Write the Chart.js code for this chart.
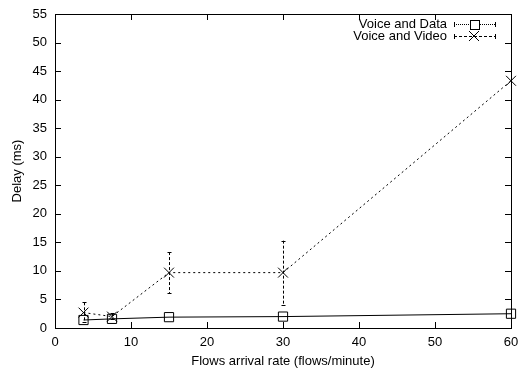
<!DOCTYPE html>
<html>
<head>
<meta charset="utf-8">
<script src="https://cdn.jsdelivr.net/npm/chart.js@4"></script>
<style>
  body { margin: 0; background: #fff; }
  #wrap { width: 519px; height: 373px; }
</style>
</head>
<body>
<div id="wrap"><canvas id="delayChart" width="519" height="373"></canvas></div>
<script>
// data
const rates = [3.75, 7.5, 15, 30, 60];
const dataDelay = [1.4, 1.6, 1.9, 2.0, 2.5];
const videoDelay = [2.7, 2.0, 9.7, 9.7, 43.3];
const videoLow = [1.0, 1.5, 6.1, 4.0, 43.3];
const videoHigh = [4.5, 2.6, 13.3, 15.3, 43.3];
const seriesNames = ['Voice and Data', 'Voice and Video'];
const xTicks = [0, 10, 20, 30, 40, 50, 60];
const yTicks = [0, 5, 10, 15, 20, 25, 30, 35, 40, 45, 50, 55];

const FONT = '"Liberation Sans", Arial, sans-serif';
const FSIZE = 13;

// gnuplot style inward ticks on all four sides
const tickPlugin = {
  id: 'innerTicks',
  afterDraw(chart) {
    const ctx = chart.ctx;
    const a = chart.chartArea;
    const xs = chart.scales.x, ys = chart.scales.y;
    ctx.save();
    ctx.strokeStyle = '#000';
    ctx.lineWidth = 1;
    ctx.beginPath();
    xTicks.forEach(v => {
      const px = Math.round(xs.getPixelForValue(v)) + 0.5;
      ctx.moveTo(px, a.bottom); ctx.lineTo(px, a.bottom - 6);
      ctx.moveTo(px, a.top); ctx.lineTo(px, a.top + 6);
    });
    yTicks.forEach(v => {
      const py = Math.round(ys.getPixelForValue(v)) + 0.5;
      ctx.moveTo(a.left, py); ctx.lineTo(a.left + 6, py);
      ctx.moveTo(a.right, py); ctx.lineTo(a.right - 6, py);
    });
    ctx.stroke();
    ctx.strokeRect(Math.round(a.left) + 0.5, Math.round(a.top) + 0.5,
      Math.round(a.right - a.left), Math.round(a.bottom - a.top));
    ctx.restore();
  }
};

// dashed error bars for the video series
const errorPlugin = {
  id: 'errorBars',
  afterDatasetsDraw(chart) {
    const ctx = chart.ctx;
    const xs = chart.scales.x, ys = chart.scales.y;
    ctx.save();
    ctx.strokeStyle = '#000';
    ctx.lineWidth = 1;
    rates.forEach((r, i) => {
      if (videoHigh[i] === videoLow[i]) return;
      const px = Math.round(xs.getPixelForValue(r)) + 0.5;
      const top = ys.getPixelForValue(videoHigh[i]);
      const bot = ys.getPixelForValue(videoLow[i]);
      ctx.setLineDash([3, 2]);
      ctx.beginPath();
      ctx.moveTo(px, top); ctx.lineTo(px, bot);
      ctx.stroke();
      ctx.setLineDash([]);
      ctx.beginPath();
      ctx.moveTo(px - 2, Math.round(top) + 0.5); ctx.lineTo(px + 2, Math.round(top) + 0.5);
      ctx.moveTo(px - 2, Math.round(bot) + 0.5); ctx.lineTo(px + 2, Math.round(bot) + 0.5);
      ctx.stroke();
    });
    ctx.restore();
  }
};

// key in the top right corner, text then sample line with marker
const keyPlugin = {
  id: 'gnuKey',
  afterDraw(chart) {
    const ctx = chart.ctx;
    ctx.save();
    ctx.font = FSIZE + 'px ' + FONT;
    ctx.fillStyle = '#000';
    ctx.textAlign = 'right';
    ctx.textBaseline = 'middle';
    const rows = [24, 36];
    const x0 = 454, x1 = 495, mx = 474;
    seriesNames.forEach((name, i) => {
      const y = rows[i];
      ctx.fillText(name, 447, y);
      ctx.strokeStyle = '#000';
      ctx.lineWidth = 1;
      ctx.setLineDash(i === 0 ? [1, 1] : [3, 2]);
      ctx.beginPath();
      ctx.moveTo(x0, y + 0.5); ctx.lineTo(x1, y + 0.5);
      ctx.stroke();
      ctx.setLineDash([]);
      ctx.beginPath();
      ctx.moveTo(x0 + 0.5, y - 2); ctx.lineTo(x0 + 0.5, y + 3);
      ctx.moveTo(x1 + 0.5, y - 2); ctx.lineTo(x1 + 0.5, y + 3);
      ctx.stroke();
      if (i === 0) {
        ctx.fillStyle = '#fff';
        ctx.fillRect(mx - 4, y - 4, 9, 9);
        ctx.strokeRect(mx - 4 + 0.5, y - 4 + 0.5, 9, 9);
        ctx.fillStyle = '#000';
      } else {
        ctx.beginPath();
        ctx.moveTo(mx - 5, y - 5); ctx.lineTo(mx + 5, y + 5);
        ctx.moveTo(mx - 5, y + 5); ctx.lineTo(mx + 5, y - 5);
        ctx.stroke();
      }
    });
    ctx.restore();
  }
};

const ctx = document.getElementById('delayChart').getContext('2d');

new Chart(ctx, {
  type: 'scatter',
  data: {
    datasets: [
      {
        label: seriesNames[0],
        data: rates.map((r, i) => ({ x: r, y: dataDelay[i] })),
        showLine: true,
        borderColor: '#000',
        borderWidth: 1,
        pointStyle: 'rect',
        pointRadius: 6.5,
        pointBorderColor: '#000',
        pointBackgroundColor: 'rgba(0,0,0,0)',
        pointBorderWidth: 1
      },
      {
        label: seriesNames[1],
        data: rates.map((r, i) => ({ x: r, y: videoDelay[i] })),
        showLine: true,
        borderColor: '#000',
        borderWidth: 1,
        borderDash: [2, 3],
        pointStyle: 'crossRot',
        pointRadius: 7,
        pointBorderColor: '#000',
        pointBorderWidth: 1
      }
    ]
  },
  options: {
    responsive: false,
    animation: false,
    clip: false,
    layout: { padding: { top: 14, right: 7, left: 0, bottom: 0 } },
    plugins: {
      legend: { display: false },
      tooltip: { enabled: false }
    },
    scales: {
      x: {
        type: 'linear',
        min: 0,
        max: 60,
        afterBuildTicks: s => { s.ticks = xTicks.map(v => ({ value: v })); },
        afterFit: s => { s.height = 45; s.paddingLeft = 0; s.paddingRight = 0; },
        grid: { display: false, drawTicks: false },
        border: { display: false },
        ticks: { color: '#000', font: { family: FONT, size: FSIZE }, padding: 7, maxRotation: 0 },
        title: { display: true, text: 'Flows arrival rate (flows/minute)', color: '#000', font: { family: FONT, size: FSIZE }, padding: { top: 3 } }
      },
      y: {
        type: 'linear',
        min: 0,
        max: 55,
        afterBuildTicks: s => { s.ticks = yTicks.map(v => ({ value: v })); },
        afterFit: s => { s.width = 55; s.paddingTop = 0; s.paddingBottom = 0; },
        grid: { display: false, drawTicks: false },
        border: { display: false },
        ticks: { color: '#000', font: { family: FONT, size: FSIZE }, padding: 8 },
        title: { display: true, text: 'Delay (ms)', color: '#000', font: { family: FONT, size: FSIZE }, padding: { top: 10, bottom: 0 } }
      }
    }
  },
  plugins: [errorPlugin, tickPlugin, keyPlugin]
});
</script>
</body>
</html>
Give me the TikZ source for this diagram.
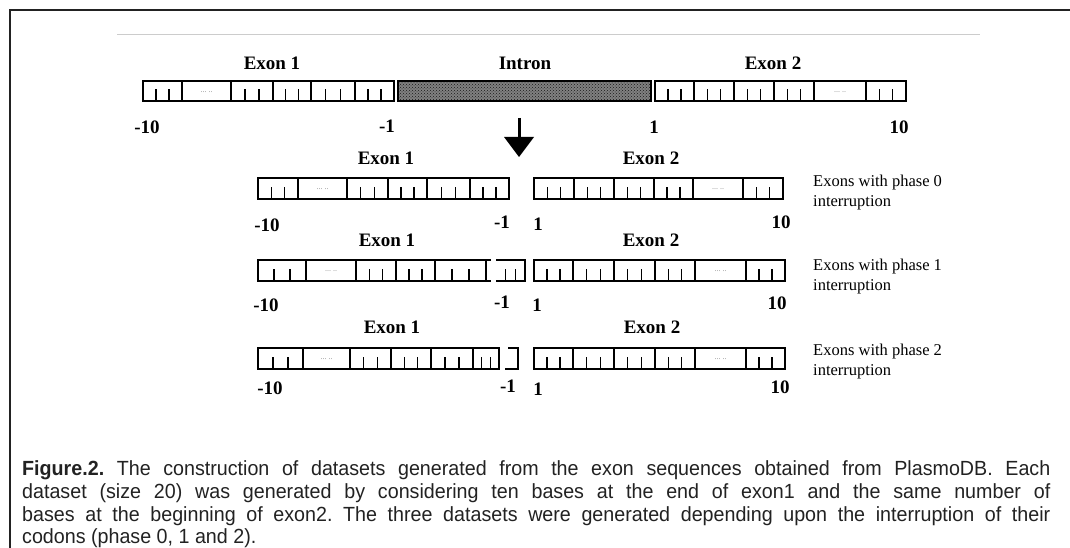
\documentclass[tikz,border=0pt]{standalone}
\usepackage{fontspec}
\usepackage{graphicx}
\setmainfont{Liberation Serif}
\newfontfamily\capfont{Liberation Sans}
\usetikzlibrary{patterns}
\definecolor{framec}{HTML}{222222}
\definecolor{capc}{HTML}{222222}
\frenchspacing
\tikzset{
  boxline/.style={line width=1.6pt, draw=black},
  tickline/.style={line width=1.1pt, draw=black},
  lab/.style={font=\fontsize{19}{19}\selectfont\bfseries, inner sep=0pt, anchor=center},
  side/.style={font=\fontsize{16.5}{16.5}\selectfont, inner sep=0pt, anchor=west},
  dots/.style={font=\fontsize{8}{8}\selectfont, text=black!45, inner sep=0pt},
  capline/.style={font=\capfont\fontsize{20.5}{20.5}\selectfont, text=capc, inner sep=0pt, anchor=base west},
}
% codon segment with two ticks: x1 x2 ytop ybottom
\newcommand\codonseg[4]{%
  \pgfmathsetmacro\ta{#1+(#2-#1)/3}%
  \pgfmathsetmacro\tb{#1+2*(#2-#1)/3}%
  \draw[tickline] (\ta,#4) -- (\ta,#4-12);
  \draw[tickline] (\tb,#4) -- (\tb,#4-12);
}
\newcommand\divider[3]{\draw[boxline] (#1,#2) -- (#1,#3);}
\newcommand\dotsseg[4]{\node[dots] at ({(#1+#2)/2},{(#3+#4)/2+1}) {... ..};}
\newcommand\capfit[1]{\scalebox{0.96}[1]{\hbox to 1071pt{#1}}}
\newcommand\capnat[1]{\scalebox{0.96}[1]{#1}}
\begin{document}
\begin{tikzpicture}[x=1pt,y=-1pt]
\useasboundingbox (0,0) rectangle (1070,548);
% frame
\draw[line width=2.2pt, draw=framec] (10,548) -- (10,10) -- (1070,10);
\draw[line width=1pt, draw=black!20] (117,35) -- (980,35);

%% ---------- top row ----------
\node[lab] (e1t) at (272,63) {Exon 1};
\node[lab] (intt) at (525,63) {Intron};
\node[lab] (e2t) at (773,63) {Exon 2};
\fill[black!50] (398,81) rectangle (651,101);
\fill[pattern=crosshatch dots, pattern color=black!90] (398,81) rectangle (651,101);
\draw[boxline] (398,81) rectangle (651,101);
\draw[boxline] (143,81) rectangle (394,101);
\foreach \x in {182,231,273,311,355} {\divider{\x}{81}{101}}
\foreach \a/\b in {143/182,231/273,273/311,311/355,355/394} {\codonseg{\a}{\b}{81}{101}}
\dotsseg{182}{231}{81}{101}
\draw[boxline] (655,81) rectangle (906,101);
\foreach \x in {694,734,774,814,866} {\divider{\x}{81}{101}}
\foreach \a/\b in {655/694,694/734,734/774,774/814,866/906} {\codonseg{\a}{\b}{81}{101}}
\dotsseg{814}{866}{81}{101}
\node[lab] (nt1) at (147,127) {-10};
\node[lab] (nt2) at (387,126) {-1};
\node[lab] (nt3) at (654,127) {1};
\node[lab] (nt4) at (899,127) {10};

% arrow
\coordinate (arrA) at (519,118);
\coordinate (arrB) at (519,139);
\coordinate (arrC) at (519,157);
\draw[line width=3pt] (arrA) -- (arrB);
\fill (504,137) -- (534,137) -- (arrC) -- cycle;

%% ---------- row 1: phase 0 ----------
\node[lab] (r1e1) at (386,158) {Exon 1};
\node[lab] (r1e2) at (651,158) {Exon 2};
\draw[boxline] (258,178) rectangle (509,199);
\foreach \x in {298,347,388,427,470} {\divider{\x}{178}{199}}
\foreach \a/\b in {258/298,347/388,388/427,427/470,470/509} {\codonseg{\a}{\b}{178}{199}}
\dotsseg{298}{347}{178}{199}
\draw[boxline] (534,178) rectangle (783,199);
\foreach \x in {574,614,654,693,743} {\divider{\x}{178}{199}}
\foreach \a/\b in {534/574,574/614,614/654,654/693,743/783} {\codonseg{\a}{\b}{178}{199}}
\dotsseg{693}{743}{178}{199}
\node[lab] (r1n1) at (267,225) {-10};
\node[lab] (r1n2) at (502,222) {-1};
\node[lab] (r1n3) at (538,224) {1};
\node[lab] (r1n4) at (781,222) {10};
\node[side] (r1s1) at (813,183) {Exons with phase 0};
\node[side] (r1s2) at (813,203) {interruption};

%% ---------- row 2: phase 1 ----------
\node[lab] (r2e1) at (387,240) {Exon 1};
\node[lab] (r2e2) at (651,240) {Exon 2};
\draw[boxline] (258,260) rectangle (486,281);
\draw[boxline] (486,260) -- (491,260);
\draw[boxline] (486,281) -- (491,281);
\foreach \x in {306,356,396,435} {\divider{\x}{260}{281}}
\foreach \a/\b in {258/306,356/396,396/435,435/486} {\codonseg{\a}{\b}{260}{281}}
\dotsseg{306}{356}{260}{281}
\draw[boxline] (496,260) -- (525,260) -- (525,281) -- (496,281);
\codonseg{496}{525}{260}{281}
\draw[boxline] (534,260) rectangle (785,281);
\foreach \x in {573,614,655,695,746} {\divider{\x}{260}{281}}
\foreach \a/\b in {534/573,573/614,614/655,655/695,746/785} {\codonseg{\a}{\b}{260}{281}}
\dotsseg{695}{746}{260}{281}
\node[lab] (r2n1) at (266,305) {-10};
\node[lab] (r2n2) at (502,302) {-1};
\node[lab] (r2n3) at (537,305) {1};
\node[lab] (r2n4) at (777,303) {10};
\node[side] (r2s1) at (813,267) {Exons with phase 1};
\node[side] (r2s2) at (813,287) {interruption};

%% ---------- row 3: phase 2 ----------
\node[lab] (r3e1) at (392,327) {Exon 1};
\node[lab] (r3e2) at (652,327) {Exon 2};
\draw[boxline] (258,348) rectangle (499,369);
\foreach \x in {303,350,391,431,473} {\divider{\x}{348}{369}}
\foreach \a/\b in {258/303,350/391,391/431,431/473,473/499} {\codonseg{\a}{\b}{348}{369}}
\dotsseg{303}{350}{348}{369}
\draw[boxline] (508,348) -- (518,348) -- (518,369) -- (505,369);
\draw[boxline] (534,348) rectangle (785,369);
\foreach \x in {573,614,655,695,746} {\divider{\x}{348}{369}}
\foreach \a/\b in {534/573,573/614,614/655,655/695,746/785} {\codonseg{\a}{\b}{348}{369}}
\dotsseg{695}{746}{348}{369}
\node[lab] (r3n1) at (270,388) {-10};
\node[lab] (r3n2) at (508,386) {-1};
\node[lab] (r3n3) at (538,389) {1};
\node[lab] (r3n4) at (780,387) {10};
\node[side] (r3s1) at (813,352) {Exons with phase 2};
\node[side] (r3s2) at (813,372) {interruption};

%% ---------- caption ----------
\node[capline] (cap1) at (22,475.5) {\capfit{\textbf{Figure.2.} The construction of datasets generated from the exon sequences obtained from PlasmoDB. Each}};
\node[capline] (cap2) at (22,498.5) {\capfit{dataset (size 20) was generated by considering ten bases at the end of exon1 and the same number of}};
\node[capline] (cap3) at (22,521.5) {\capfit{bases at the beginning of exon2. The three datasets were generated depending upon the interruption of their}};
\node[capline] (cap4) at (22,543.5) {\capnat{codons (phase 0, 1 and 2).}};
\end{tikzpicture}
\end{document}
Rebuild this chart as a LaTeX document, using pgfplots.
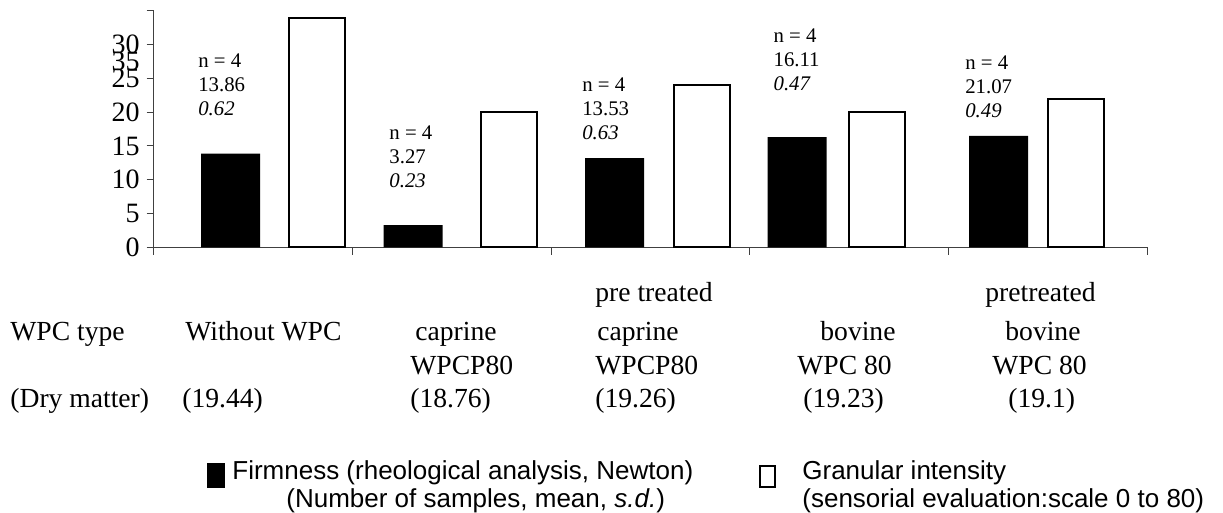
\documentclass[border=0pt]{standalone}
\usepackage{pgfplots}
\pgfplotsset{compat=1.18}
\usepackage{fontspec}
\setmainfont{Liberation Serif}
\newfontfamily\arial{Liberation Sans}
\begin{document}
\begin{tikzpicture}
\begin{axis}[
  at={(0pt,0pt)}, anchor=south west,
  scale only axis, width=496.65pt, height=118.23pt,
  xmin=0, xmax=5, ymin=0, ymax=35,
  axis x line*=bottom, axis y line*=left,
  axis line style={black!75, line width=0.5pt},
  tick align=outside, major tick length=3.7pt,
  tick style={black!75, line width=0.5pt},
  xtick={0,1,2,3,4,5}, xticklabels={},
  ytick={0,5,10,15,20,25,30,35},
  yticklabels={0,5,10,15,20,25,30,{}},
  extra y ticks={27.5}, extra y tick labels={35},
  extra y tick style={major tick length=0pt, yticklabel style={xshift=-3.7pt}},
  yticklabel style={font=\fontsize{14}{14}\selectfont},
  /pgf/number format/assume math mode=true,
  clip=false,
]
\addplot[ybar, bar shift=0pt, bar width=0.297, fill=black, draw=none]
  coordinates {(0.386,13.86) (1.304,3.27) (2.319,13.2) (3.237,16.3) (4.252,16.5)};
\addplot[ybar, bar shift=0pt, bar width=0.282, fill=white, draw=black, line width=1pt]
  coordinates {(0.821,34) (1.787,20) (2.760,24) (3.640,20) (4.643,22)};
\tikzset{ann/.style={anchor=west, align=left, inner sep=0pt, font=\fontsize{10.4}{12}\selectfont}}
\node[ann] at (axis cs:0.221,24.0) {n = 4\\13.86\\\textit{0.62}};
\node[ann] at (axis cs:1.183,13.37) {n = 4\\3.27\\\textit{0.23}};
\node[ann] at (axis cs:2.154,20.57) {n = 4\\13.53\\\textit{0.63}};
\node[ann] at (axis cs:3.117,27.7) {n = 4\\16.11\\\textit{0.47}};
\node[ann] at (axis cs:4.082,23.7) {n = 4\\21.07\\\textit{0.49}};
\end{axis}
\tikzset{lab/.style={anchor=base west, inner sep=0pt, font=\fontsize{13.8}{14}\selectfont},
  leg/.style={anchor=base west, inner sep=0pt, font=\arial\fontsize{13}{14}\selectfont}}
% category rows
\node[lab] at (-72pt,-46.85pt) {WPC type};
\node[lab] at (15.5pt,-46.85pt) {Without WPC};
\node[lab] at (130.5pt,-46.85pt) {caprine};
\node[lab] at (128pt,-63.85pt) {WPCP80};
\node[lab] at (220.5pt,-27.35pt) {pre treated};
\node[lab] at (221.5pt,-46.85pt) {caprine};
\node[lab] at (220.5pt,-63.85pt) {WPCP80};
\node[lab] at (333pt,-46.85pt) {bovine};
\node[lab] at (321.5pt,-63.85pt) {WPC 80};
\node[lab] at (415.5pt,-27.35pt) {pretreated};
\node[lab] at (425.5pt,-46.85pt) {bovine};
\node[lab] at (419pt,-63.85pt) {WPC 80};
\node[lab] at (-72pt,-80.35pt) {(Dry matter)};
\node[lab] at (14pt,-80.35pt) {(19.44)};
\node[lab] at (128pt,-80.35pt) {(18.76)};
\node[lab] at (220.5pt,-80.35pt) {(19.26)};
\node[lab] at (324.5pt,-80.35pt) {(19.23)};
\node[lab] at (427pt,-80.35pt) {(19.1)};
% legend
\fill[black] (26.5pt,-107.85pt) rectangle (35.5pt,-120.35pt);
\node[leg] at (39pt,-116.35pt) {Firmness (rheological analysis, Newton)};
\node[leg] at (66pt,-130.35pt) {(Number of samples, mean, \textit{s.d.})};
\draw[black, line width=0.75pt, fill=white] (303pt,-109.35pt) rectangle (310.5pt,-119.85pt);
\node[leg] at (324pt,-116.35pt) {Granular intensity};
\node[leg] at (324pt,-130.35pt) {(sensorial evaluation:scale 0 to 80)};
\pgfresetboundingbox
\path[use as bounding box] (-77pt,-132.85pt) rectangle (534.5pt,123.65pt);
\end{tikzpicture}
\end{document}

################

Task details – Begin at the top of the records above and retype each line exactly until the line containing "45, 50, 55];", which is included. Skip all pictures.

The result –
Write the Chart.js code for this chart.
<!DOCTYPE html>
<html>
<head>
<meta charset="utf-8">
<script src="https://cdn.jsdelivr.net/npm/chart.js@4"></script>
<style>
  body { margin: 0; background: #fff; }
  #wrap { width: 519px; height: 373px; }
</style>
</head>
<body>
<div id="wrap"><canvas id="delayChart" width="519" height="373"></canvas></div>
<script>
// data
const rates = [3.75, 7.5, 15, 30, 60];
const dataDelay = [1.4, 1.6, 1.9, 2.0, 2.5];
const videoDelay = [2.7, 2.0, 9.7, 9.7, 43.3];
const videoLow = [1.0, 1.5, 6.1, 4.0, 43.3];
const videoHigh = [4.5, 2.6, 13.3, 15.3, 43.3];
const seriesNames = ['Voice and Data', 'Voice and Video'];
const xTicks = [0, 10, 20, 30, 40, 50, 60];
const yTicks = [0, 5, 10, 15, 20, 25, 30, 35, 40, 45, 50, 55];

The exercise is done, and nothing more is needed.